What Do We Have to Work With?
Key | Type | Description |
---|---|---|
key_id | uint64 | A unique identifier across all drawings. |
word | string | Category the player was prompted to draw. |
recognized | boolean | Whether the word was recognized by the game. |
timestamp | datetime | When the drawing was created. |
countrycode | string | A two letter country code of where the player. |
drawing | string | A JSON array representing the vector drawing |
Digging Deeper
We identify that the most important features are no doubt the word, the drawing itself, and the countrycode. The word would naturally be highly correlated with the drawing; after all, the drawing is a literal manifestation of the word based on the players imagination and drawing skills. As such, it would be trivial to train some form of artificial intelligence to recognize the topic being drawn. That is a task already solved.
If we want to infer any kind of demographical infomation (country) based on the drawing alone, that would sound like an impossible task. However, should the category be given beforehand and the agent be provided many examples of this category to learn from, it is conceivable for this agent to manage to glean soem degree of information regarding the players demographics, however little.
Let us explore each feature in more depth to see what obstacles they may yet present.
Feature One: word
Our team tallies a total of 345 different categories for the doodles. Ranging anywhere from airplanes ✈️ to zebras 🦓.
So how are these categories distributed? Do we have the same number of drawings for each category? We will answer that by plotting the number of drawings per category with a bubble chart. The size of bubbles reflects the number of drawings in that category.
We can see from the bubble chart that snowman, banana, calendar, potato, marker, yoga are the more popular categories. We observe that there exists a small degree of variance among different categories. While this variance is not very large, if left unnoticed it may still present a potential hazard.
We believe that the reason this dataset is so balanced is due to the fact that the collection mechanism is controlled by the Google QuickDraw team. They can complete control over which categories they wish to collect.
Feature Two: drawing
Doodle of an airplane:
Doodle of a zebra:
Some doodles are quite articulate and we could easily tell what the author was drawing. On the other hand, some are... rather simplistic, and we would be hard-pressed to actually figure out what the topic was.

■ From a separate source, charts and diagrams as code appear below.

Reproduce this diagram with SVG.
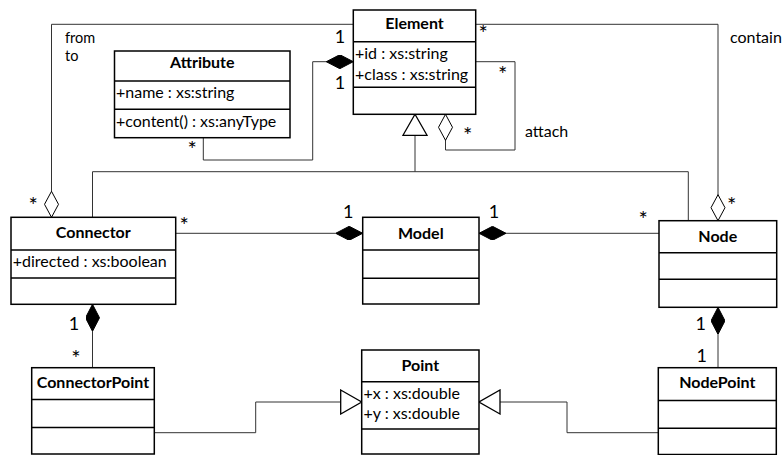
<svg xmlns="http://www.w3.org/2000/svg" width="783" height="455" viewBox="0 0 783 455">
  <style>
    .box { fill: #ffffff; stroke: #000000; stroke-width: 1.5; }
    .sep { stroke: #000000; stroke-width: 1.5; }
    .conn { fill: none; stroke: #333333; stroke-width: 1; }
    text { font-family: Lato, "Open Sans", "Liberation Sans", sans-serif; fill: #000000; }
    .name { font-size: 16px; font-weight: bold; text-anchor: middle; }
    .attr { font-size: 16px; }
    .lbl { font-size: 16px; }
    .role { font-size: 14.5px; }
    .one { font-size: 18px; text-anchor: middle; }
    .star { font-size: 22px; text-anchor: middle; }
  </style>
  <defs>
    <!-- composition: filled diamond -->
    <marker id="comp" viewBox="0 0 27 14" refX="27" refY="7" markerWidth="27" markerHeight="14" markerUnits="userSpaceOnUse" orient="auto">
      <path d="M0,7 L13.5,0 L27,7 L13.5,14 Z" fill="#000000" stroke="#000000" stroke-width="1"/>
    </marker>
    <!-- aggregation: hollow diamond -->
    <marker id="aggr" viewBox="-1 -1 28 16" refX="26" refY="7" markerWidth="28" markerHeight="16" markerUnits="userSpaceOnUse" orient="auto">
      <path d="M0,7 L13,0 L26,7 L13,14 Z" fill="#ffffff" stroke="#000000" stroke-width="1"/>
    </marker>
    <!-- generalization: hollow triangle -->
    <marker id="gen" viewBox="-1 -1 23 26" refX="21" refY="12" markerWidth="23" markerHeight="26" markerUnits="userSpaceOnUse" orient="auto">
      <path d="M0,0 L21,12 L0,24 Z" fill="#ffffff" stroke="#000000" stroke-width="1.3"/>
    </marker>
  </defs>

  <g id="connectors">
    <!-- Connector from/to Element -->
    <path class="conn" d="M353.3,24.3 H51.5 V217.3" marker-end="url(#aggr)"/>
    <!-- Element contains Node -->
    <path class="conn" d="M475.7,24.3 H718 V220.7" marker-end="url(#aggr)"/>
    <!-- Element attach (self) -->
    <path class="conn" d="M475.7,61.7 H515 V150 H445.5 V114.3" marker-end="url(#aggr)"/>
    <!-- Element owns Attribute -->
    <path class="conn" d="M203.3,137.7 V160 H312.7 V61.7 H353.3" marker-end="url(#comp)"/>
    <!-- Connector / Node specialize Element -->
    <path class="conn" d="M92.5,217.3 V171.7 H688.3 V220.7"/>
    <path class="conn" d="M415,171.7 V114.3" marker-end="url(#gen)"/>
    <!-- Model composition -->
    <path class="conn" d="M175.7,233.3 H362.7" marker-end="url(#comp)"/>
    <path class="conn" d="M659,233.3 H479" marker-end="url(#comp)"/>
    <!-- point compositions -->
    <path class="conn" d="M92.5,367.7 V304.3" marker-end="url(#comp)"/>
    <path class="conn" d="M718,367.7 V307.3" marker-end="url(#comp)"/>
    <!-- point specializations -->
    <path class="conn" d="M154.3,432.7 H255.7 V402 H361.7" marker-end="url(#gen)"/>
    <path class="conn" d="M658.3,432.7 H567 V402 H479" marker-end="url(#gen)"/>
  </g>

  <g id="labels">
    <text class="role" x="65" y="43.3">from</text>
    <text class="role" x="65" y="60.8">to</text>
    <text class="one" x="340" y="42.7">1</text>
    <text class="one" x="340" y="89.3">1</text>
    <text class="star" x="192.3" y="157.3">*</text>
    <text class="star" x="483.3" y="40.7">*</text>
    <text class="star" x="502.7" y="82.3">*</text>
    <text class="star" x="467.7" y="143.3">*</text>
    <text class="lbl" x="525" y="136.7">attach</text>
    <text class="lbl" x="730" y="42.7">contain</text>
    <text class="star" x="33.3" y="213.3">*</text>
    <text class="star" x="184.3" y="233.3">*</text>
    <text class="one" x="348.3" y="218.3">1</text>
    <text class="one" x="494" y="218.3">1</text>
    <text class="star" x="643.3" y="227.3">*</text>
    <text class="star" x="731.7" y="213">*</text>
    <text class="one" x="74" y="330">1</text>
    <text class="star" x="76" y="366.3">*</text>
    <text class="one" x="700.7" y="330">1</text>
    <text class="one" x="701.7" y="361.7">1</text>
  </g>

  <g id="Element">
    <rect class="box" x="353.3" y="10" width="122.4" height="104.3"/>
    <line class="sep" x1="353.3" y1="41.7" x2="475.7" y2="41.7"/>
    <line class="sep" x1="353.3" y1="87.3" x2="475.7" y2="87.3"/>
    <text class="name" x="414.5" y="29.3">Element</text>
    <text class="attr" x="355" y="59.3">+id : xs:string</text>
    <text class="attr" x="355" y="80">+class : xs:string</text>
  </g>

  <g id="Attribute">
    <rect class="box" x="114.5" y="51" width="175.5" height="86.7"/>
    <line class="sep" x1="114.5" y1="81" x2="290" y2="81"/>
    <line class="sep" x1="114.5" y1="109.3" x2="290" y2="109.3"/>
    <text class="name" x="202.3" y="68.3">Attribute</text>
    <text class="attr" x="116" y="98.3">+name : xs:string</text>
    <text class="attr" x="116" y="126.7">+content() : xs:anyType</text>
  </g>

  <g id="Connector">
    <rect class="box" x="11" y="217.3" width="164.7" height="87"/>
    <line class="sep" x1="11" y1="250" x2="175.7" y2="250"/>
    <line class="sep" x1="11" y1="278" x2="175.7" y2="278"/>
    <text class="name" x="93.3" y="238.3">Connector</text>
    <text class="attr" x="12.7" y="267.3">+directed : xs:boolean</text>
  </g>

  <g id="Model">
    <rect class="box" x="362.7" y="217.3" width="116.3" height="86.7"/>
    <line class="sep" x1="362.7" y1="250" x2="479" y2="250"/>
    <line class="sep" x1="362.7" y1="278.3" x2="479" y2="278.3"/>
    <text class="name" x="420.8" y="239">Model</text>
  </g>

  <g id="Node">
    <rect class="box" x="659" y="220.7" width="117.7" height="86.6"/>
    <line class="sep" x1="659" y1="252.7" x2="776.7" y2="252.7"/>
    <line class="sep" x1="659" y1="279.3" x2="776.7" y2="279.3"/>
    <text class="name" x="717.8" y="242.3">Node</text>
  </g>

  <g id="ConnectorPoint">
    <rect class="box" x="31.7" y="367.7" width="122.6" height="86.3"/>
    <line class="sep" x1="31.7" y1="399.5" x2="154.3" y2="399.5"/>
    <line class="sep" x1="31.7" y1="427.5" x2="154.3" y2="427.5"/>
    <text class="name" x="93" y="388.3">ConnectorPoint</text>
  </g>

  <g id="Point">
    <rect class="box" x="361.7" y="350" width="117.3" height="104"/>
    <line class="sep" x1="361.7" y1="381.7" x2="479" y2="381.7"/>
    <line class="sep" x1="361.7" y1="429" x2="479" y2="429"/>
    <text class="name" x="420.3" y="370.7">Point</text>
    <text class="attr" x="363.5" y="399">+x : xs:double</text>
    <text class="attr" x="363.5" y="419.3">+y : xs:double</text>
  </g>

  <g id="NodePoint">
    <rect class="box" x="658.3" y="367.7" width="118" height="86.8"/>
    <line class="sep" x1="658.3" y1="400.5" x2="776.3" y2="400.5"/>
    <line class="sep" x1="658.3" y1="428.3" x2="776.3" y2="428.3"/>
    <text class="name" x="717.3" y="388.3">NodePoint</text>
  </g>
</svg>
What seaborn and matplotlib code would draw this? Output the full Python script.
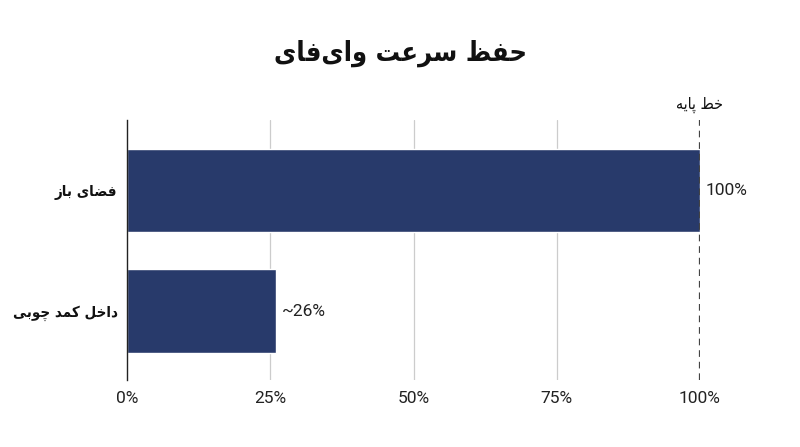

But can you really tell what country a player is from just by looking at their doodle? At this point we may be tempted to say no, and conclude that this exploration was fruitless after all. Is there really any hope left?
Before plotting these out, we might have thought that the the drawings were just equivalent to a simple 2d image, perhaps just an outline of a sketch. After plotting them out in a time-sequence however, we quickly gain the insight that there are yet more features to be uncovered. The number of strokes, the order of the strokes, the amount of time spent, the amount of detail, and the intricacies within each stroke may all be compelling evidence that contribute towards gleaning more information (perhaps cultural habits) from the player.
Feature Three: countrycode
Where are the players from anyway?
To show which country the players are from, we plot the country distribution as a sorted bar chart. You can also hover your mouse over each bar the see the full country name and number of drawings contributed by that country.
We observe a staggering number from the United States, trumping the rest of the countries by a huge margin. In fact, the United States alone contributed more than 40% of the entire dataset! Talk about contribution.
On one hand it's great news that we have such a large dataset to work with. But on the other hand it is terrible that our dataset is so skewed. This poses a serious challenge towards building an effective model: some groups will have more than enough data while some group will have extremely few in comparison. If left unchallenged, this single problem is enough to cause any form of machine learning to be strongly biased towards predicting towards the direction of the skew.
We must come up with some form of clustering to aggregate enough datapoints for the rest of the world. In the next plot, we group the circles by continent, with the size of the circle log-proportionate towards the number of submissions from that country. Hover your mouse over the bubbles to see details.
- North America:
- South America:
- Europe:
- Africa:
- Asia:
- Oceania:
We observe that through this method of clustering, if we were to bunch up the countries into their respective continents, we can realistically deal with the skew in the data!
This also means that instead of speculating the country of the player, we will be aiming for a lower-hanging fruit: predicting the continent that the player is associated with.